- **WHAT TO DO**: Transcribe all of the data exactly. Omit the pictures.

- **SOURCE DATA**:

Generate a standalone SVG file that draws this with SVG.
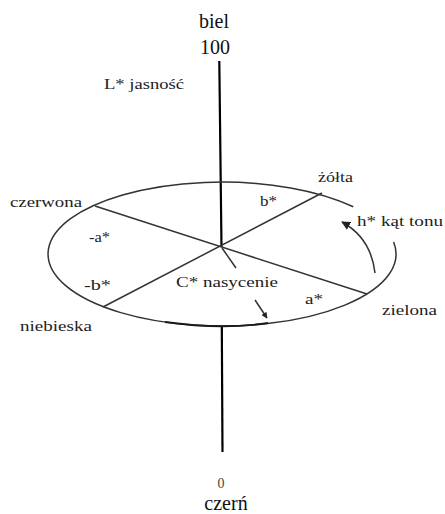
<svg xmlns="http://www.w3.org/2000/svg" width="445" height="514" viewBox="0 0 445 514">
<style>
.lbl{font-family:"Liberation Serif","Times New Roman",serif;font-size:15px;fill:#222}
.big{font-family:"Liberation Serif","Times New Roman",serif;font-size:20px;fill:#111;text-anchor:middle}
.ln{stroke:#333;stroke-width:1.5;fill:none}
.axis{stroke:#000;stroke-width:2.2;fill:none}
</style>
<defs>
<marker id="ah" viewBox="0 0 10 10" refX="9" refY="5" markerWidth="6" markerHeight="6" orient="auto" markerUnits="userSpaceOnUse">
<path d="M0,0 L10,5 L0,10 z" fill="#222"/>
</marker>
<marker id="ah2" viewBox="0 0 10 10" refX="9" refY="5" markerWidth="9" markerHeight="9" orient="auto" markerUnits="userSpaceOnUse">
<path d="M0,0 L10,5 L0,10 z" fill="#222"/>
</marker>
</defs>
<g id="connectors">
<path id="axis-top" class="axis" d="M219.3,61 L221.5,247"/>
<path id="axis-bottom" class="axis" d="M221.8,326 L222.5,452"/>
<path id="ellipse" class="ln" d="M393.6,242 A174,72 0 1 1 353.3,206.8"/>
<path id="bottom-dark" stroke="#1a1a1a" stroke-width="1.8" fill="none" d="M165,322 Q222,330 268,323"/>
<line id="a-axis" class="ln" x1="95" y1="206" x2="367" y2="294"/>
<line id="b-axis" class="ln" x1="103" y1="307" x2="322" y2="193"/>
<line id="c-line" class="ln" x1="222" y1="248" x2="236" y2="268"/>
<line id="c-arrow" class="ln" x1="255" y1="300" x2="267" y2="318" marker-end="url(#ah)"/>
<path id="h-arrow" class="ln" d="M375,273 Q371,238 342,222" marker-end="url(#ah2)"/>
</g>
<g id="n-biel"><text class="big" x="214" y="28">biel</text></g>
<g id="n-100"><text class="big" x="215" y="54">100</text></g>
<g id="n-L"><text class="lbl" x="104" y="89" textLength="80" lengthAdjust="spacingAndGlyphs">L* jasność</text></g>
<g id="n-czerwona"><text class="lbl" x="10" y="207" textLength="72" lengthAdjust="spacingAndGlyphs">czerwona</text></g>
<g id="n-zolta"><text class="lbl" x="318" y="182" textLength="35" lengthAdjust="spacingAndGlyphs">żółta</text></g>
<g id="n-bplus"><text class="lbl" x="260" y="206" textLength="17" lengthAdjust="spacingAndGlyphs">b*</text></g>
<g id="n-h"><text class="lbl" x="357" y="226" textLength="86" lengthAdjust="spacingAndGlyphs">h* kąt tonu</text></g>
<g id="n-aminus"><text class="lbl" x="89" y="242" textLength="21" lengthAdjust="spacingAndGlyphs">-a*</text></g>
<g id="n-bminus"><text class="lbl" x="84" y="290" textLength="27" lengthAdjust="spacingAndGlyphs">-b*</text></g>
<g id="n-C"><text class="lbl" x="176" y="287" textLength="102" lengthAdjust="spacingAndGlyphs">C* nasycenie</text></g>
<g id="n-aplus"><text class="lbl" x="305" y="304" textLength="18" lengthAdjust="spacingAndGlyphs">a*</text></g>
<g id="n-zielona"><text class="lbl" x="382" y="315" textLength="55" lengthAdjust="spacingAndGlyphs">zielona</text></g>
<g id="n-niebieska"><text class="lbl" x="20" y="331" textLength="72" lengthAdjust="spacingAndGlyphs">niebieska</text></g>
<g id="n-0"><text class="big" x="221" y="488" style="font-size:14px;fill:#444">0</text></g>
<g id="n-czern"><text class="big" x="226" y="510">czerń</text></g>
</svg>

- **OUTPUT OF THE TASK**:
Generate a standalone SVG file that draws this with SVG.
<svg xmlns="http://www.w3.org/2000/svg" width="445" height="514" viewBox="0 0 445 514">
<style>
.lbl{font-family:"Liberation Serif","Times New Roman",serif;font-size:15px;fill:#222}
.big{font-family:"Liberation Serif","Times New Roman",serif;font-size:20px;fill:#111;text-anchor:middle}
.ln{stroke:#333;stroke-width:1.5;fill:none}
.axis{stroke:#000;stroke-width:2.2;fill:none}
</style>
<defs>
<marker id="ah" viewBox="0 0 10 10" refX="9" refY="5" markerWidth="6" markerHeight="6" orient="auto" markerUnits="userSpaceOnUse">
<path d="M0,0 L10,5 L0,10 z" fill="#222"/>
</marker>
<marker id="ah2" viewBox="0 0 10 10" refX="9" refY="5" markerWidth="9" markerHeight="9" orient="auto" markerUnits="userSpaceOnUse">
<path d="M0,0 L10,5 L0,10 z" fill="#222"/>
</marker>
</defs>
<g id="connectors">
<path id="axis-top" class="axis" d="M219.3,61 L221.5,247"/>
<path id="axis-bottom" class="axis" d="M221.8,326 L222.5,452"/>
<path id="ellipse" class="ln" d="M393.6,242 A174,72 0 1 1 353.3,206.8"/>
<path id="bottom-dark" stroke="#1a1a1a" stroke-width="1.8" fill="none" d="M165,322 Q222,330 268,323"/>
<line id="a-axis" class="ln" x1="95" y1="206" x2="367" y2="294"/>
<line id="b-axis" class="ln" x1="103" y1="307" x2="322" y2="193"/>
<line id="c-line" class="ln" x1="222" y1="248" x2="236" y2="268"/>
<line id="c-arrow" class="ln" x1="255" y1="300" x2="267" y2="318" marker-end="url(#ah)"/>
<path id="h-arrow" class="ln" d="M375,273 Q371,238 342,222" marker-end="url(#ah2)"/>
</g>
<g id="n-biel"><text class="big" x="214" y="28">biel</text></g>
<g id="n-100"><text class="big" x="215" y="54">100</text></g>
<g id="n-L"><text class="lbl" x="104" y="89" textLength="80" lengthAdjust="spacingAndGlyphs">L* jasność</text></g>
<g id="n-czerwona"><text class="lbl" x="10" y="207" textLength="72" lengthAdjust="spacingAndGlyphs">czerwona</text></g>
<g id="n-zolta"><text class="lbl" x="318" y="182" textLength="35" lengthAdjust="spacingAndGlyphs">żółta</text></g>
<g id="n-bplus"><text class="lbl" x="260" y="206" textLength="17" lengthAdjust="spacingAndGlyphs">b*</text></g>
<g id="n-h"><text class="lbl" x="357" y="226" textLength="86" lengthAdjust="spacingAndGlyphs">h* kąt tonu</text></g>
<g id="n-aminus"><text class="lbl" x="89" y="242" textLength="21" lengthAdjust="spacingAndGlyphs">-a*</text></g>
<g id="n-bminus"><text class="lbl" x="84" y="290" textLength="27" lengthAdjust="spacingAndGlyphs">-b*</text></g>
<g id="n-C"><text class="lbl" x="176" y="287" textLength="102" lengthAdjust="spacingAndGlyphs">C* nasycenie</text></g>
<g id="n-aplus"><text class="lbl" x="305" y="304" textLength="18" lengthAdjust="spacingAndGlyphs">a*</text></g>
<g id="n-zielona"><text class="lbl" x="382" y="315" textLength="55" lengthAdjust="spacingAndGlyphs">zielona</text></g>
<g id="n-niebieska"><text class="lbl" x="20" y="331" textLength="72" lengthAdjust="spacingAndGlyphs">niebieska</text></g>
<g id="n-0"><text class="big" x="221" y="488" style="font-size:14px;fill:#444">0</text></g>
<g id="n-czern"><text class="big" x="226" y="510">czerń</text></g>
</svg>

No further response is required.